Friday, November 12, 2010

Slicker Wars and other Vigilante Feuds

Vigilante movements of old usually started in one particular area but often spread to neighboring communities. For instance, the Bald Knobberism that sprang up in Taney County during the mid 1880s soon spread to nearby Christian and Douglas counties. Also, sometimes a later vigilante movement would simply take the name of an earlier one. The Regulators of Greeene County shortly after the close of the Civil War were preceded by the Regulators of Missouri's territorial days fifty years earlier. The territorial Regulators were centered around the St. Louis area, notably St. Charles County, and spread to nearby counties like Lincoln. The dispute, at least initially, involved bogus bank notes. There have been other vigilante groups throughout American history who called themselves "regulators," and there may well have been others just in Missouri's history, because the term "regulators" was quite common.

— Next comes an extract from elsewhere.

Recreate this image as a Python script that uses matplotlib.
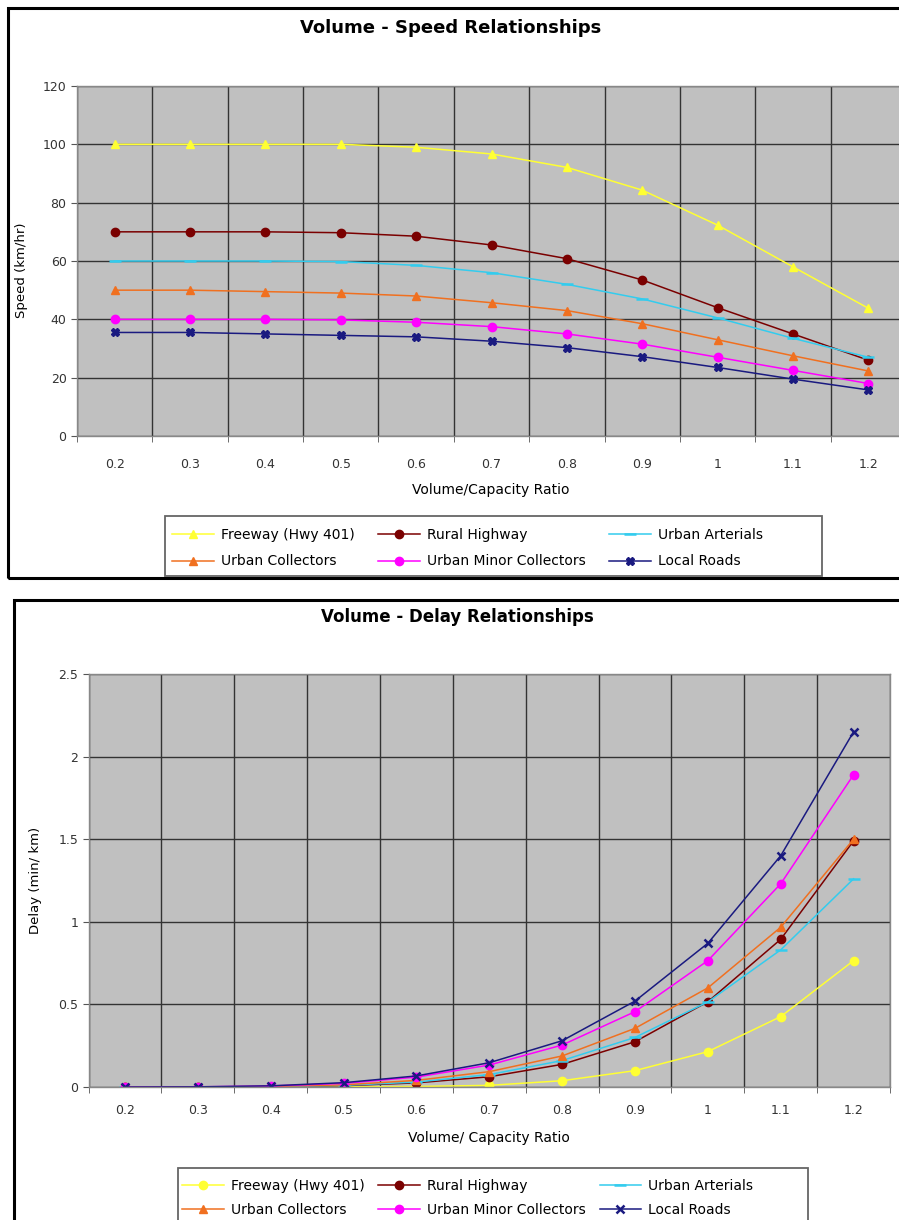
import matplotlib.pyplot as plt
from matplotlib.patches import Rectangle

plt.rcParams['font.family'] = ['DejaVu Sans']

W, H = 899, 1220

ratios = ["0.2", "0.3", "0.4", "0.5", "0.6", "0.7", "0.8", "0.9", "1", "1.1", "1.2"]
names = ["Freeway (Hwy 401)", "Rural Highway", "Urban Arterials",
         "Urban Collectors", "Urban Minor Collectors", "Local Roads"]

# speed (km/hr)
speed_freeway = [100, 100, 100, 100, 99, 96.7, 92.1, 84.3, 72.3, 58, 43.8]
speed_rural = [70, 70, 70, 69.7, 68.5, 65.5, 60.8, 53.5, 44, 35, 26]
speed_arterial = [60, 60, 60, 59.8, 58.5, 56, 52, 47, 40.5, 33.5, 27]
speed_collector = [50, 50, 49.5, 49, 48, 45.7, 43, 38.5, 33, 27.5, 22.3]
speed_minor = [40, 40, 40, 39.8, 39, 37.5, 35, 31.5, 27, 22.5, 18]
speed_local = [35.5, 35.5, 35, 34.5, 34, 32.5, 30.3, 27.2, 23.5, 19.5, 15.8]

# delay (min/km)
delay_freeway = [0, 0, 0, 0.001, 0.003, 0.01, 0.038, 0.099, 0.214, 0.426, 0.765]
delay_rural = [0, 0, 0.002, 0.008, 0.025, 0.062, 0.137, 0.274, 0.516, 0.894, 1.49]
delay_arterial = [0, 0, 0.002, 0.01, 0.03, 0.075, 0.16, 0.3, 0.515, 0.83, 1.26]
delay_collector = [0, 0, 0.003, 0.013, 0.04, 0.093, 0.188, 0.355, 0.6, 0.967, 1.5]
delay_minor = [0, 0.001, 0.006, 0.022, 0.06, 0.133, 0.254, 0.456, 0.765, 1.23, 1.89]
delay_local = [0, 0.001, 0.007, 0.026, 0.067, 0.147, 0.28, 0.52, 0.87, 1.4, 2.15]

colors = ['#ffff33', '#7a0000', '#33ccee', '#f07020', '#ff00ff', '#1a1a80']
speed_markers = ['^', 'o', '_', '^', 'o', 'X']
delay_markers = ['o', 'o', '_', '^', 'o', 'x']


def fx(x):
    return x / W


def fy(y):
    return 1 - y / H


fig = plt.figure(figsize=(W / 100, H / 100), dpi=100)

# outer chart frames
fig.patches.append(Rectangle((fx(8), fy(578)), fx(920), 570 / H, transform=fig.transFigure,
                             fill=False, edgecolor='black', lw=2.2))
fig.patches.append(Rectangle((fx(14), fy(1240)), fx(920), 640 / H, transform=fig.transFigure,
                             fill=False, edgecolor='black', lw=2.2))


def style_axes(ax, pad):
    ax.set_facecolor('#c0c0c0')
    ax.set_xlim(-0.5, len(ratios) - 0.5)
    ax.set_xticks(range(len(ratios)))
    ax.set_xticklabels(ratios)
    ax.set_xticks([i - 0.5 for i in range(len(ratios) + 1)], minor=True)
    ax.tick_params(axis='x', which='major', length=0, pad=pad, labelsize=9, colors='#333333')
    ax.tick_params(axis='x', which='minor', length=4, color='#555555')
    ax.tick_params(axis='y', length=4, color='#555555', labelsize=9, labelcolor='#333333')
    ax.grid(True, axis='x', which='minor', color='#333333', lw=1.0)
    ax.grid(True, axis='y', which='major', color='#333333', lw=1.0)
    ax.grid(False, axis='x', which='major')
    ax.set_axisbelow(True)
    for s in ax.spines.values():
        s.set_color('#888888')
        s.set_linewidth(1.0)


def add_legend(handles, x_left, y_top, spacing, colspace, box):
    order = [0, 3, 1, 4, 2, 5]
    leg = fig.legend([handles[i] for i in order], [names[i] for i in order], ncol=3,
                     loc='upper left', bbox_to_anchor=(fx(x_left), fy(y_top)), fontsize=10,
                     frameon=False, handlelength=3, columnspacing=colspace, handletextpad=0.5,
                     borderpad=0, borderaxespad=0, labelspacing=spacing)
    x0, y0, x1, y1 = box
    fig.patches.append(Rectangle((fx(x0), fy(y1)), fx(x1 - x0), (y1 - y0) / H,
                                 transform=fig.transFigure, fill=False,
                                 edgecolor='#666666', lw=1.3))
    return leg


# ---- top chart: speed
ax1 = fig.add_axes([fx(77), fy(436), fx(906 - 77), 350 / H])
speed = [speed_freeway, speed_rural, speed_arterial, speed_collector, speed_minor, speed_local]
lines1 = []
for vals, c, m, n in zip(speed, colors, speed_markers, names):
    ms = 9 if m == '_' else 6
    ln, = ax1.plot(ratios, vals, color=c, marker=m, ms=ms, mew=1.8 if m == '_' else 1,
                   lw=1.1, label=n)
    lines1.append(ln)
style_axes(ax1, 16)
ax1.set_ylim(0, 120)
ax1.set_yticks(range(0, 121, 20))
fig.text(fx(451), fy(28), "Volume - Speed Relationships", ha='center', va='center',
         fontsize=13, fontweight='bold')
fig.text(fx(491), fy(490), "Volume/Capacity Ratio", ha='center', va='center', fontsize=10)
fig.text(fx(22), fy(270), "Speed (km/hr)", ha='center', va='center', rotation=90, fontsize=9.5)
add_legend(lines1, 172, 528, 0.9, 1.7, (165, 516, 822, 576))

# ---- bottom chart: delay
ax2 = fig.add_axes([fx(88.5), fy(1087), fx(890 - 88.5), 413 / H])
delay = [delay_freeway, delay_rural, delay_arterial, delay_collector, delay_minor, delay_local]
lines2 = []
for vals, c, m, n in zip(delay, colors, delay_markers, names):
    ms = 9 if m == '_' else 6
    ln, = ax2.plot(ratios, vals, color=c, marker=m, ms=ms, mew=1.8 if m in ('_', 'x') else 1,
                   lw=1.1, label=n)
    lines2.append(ln)
style_axes(ax2, 12)
ax2.set_ylim(0, 2.5)
ax2.set_yticks([0, 0.5, 1, 1.5, 2, 2.5])
ax2.set_yticklabels(["0", "0.5", "1", "1.5", "2", "2.5"])
fig.text(fx(457), fy(617), "Volume - Delay Relationships", ha='center', va='center',
         fontsize=12, fontweight='bold')
fig.text(fx(489), fy(1138), "Volume/ Capacity Ratio", ha='center', va='center', fontsize=10)
fig.text(fx(35), fy(880), "Delay (min/ km)", ha='center', va='center', rotation=90, fontsize=9.5)
add_legend(lines2, 182, 1179, 0.7, 1.0, (178, 1168, 808, 1240))

fig.savefig("out.png", dpi=100)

The Slicker Wars of the 1840s in Benton and Hickory counties of Missouri also had some of the characteristics of a vigilante movement, although it apparently devolved into little more than a feud. It, too, seemingly spread from its point of origin to neighboring communities, but even pinning down exactly where its point of origin was is somewhat difficult. I've read at least two different accounts of the feud. One says it started south of Warsaw but still in Benton County, whereas the other places the center of the feud around Quincy in Hickory County and extending as far south as Elkton, which was a "hot bed of contention." Both accounts give Turk, Jones, and Nowell (or Newell) as some of the principal family names associated with the feud, but one account also chronicles the large role played by the Hobbs family while the other fails to even mention the Hobbses. Apparently the Slicker Wars started out as a dispute over gambling but expanded into a general feud.
As I mentioned in a previous post, researching pre-Civil War events in the Ozarks is difficult, but finding out more about the so-called Slicker Wars of the Benton/Hickory counties area is something I might like to attempt one of these days.